Where the cold waters of the Labrador current meet the clear warm Gulf Stream waters,  lies a place called the "Graveyard of the Atlantic".  For as long as men have sailed the seas, they have found their way to the Barrier Islands of North Carolina.  But their arrival has not always been a pleasant one.  For many of these vessels, the hazardous shifting shoals, German U-boats, and just plain old sailor error have determined their fate.  Weather in the Graveyard is unpredictable and can change in the span of a few minutes.  The shifting sand shoals continuously move about, providing a challenge for even the seasoned mariner.  The tragic irony is that many of these ships who dared to take their chances close to the shores of North Carolina now sit on the bottom of the Atlantic, a testament to Man versus Nature.

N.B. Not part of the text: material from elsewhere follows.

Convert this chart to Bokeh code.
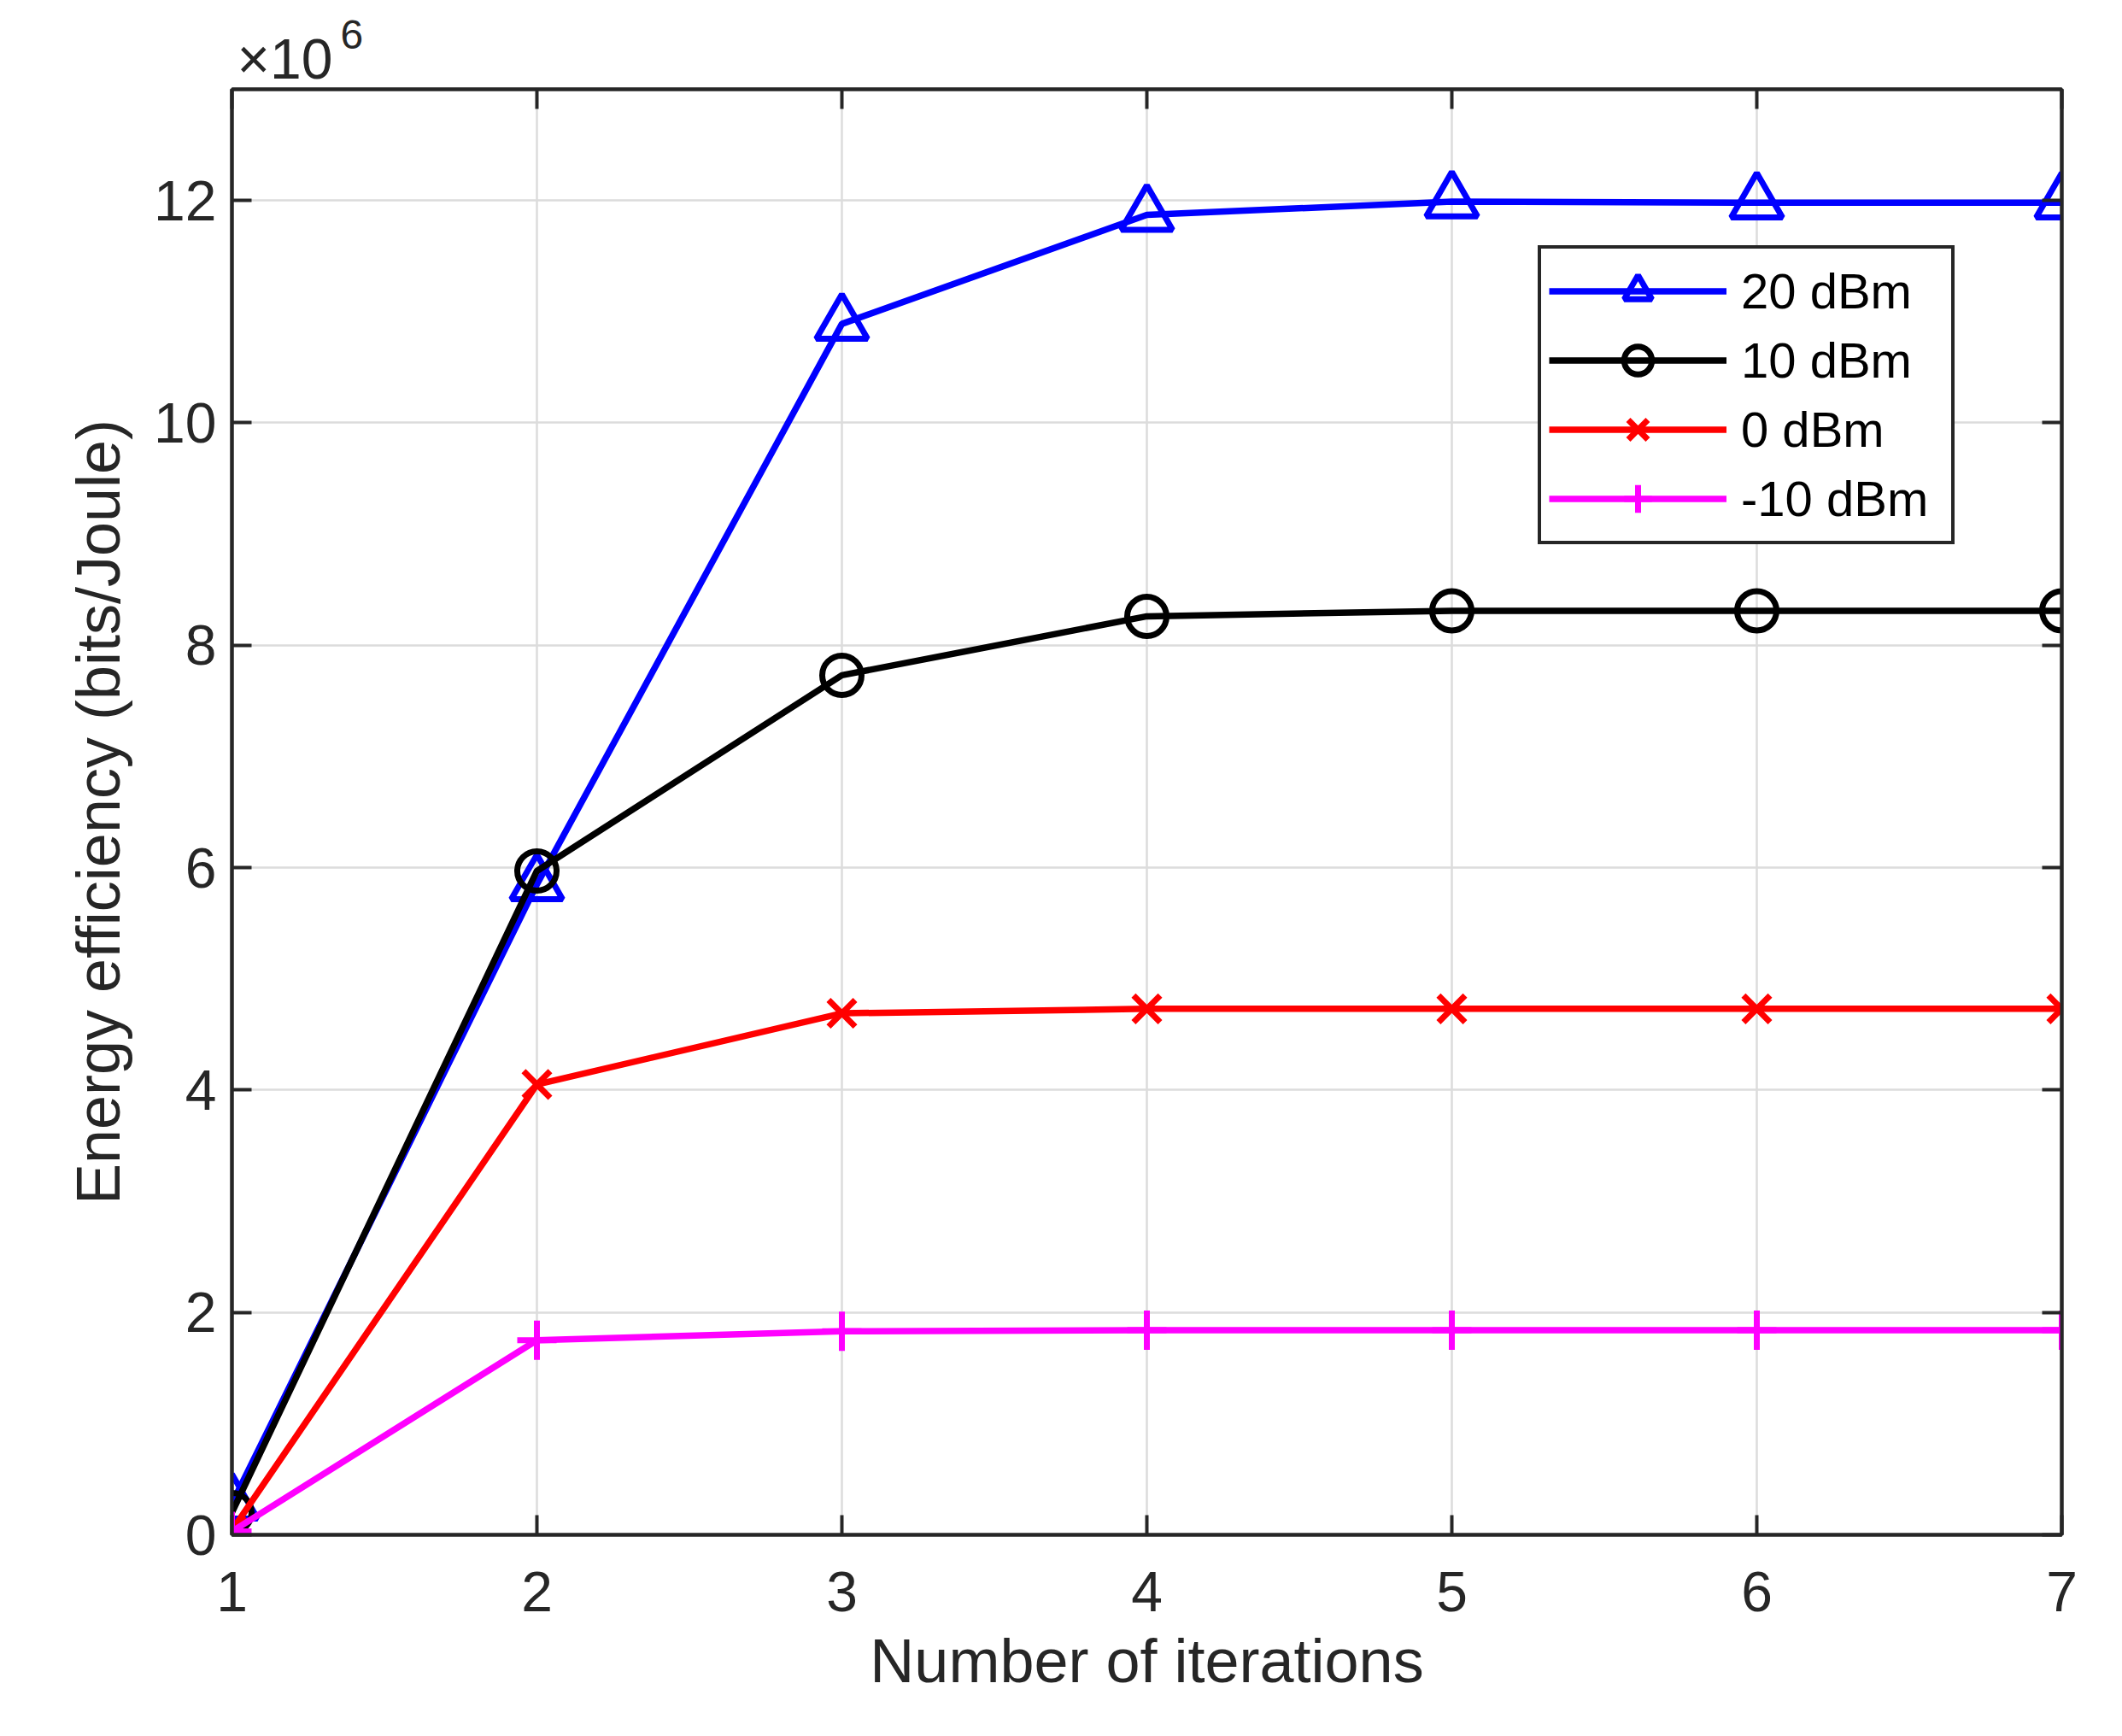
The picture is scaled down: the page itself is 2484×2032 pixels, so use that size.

North Carolina is considered to be the wreck diving capital of the United States by many, and we have over two thousand sunken vessels within an hour or so ride from our coast,  Our dive season runs from April to November without a dry suit, and visibility on our off shore wrecks is usually in the sixty foot range, but some days it can be one hundred feet or more.  Water temperatures in the summer are usually in the high seventies.  North Carolina offers something for every diver.  We have wrecks that sit upright on the bottom at sixty feet for the novice scuba diver, wrecks that sit in one hundred feet of water for the experienced scuba diver, and wrecks that lie in more than one hundred and fifty feet for the technical diver.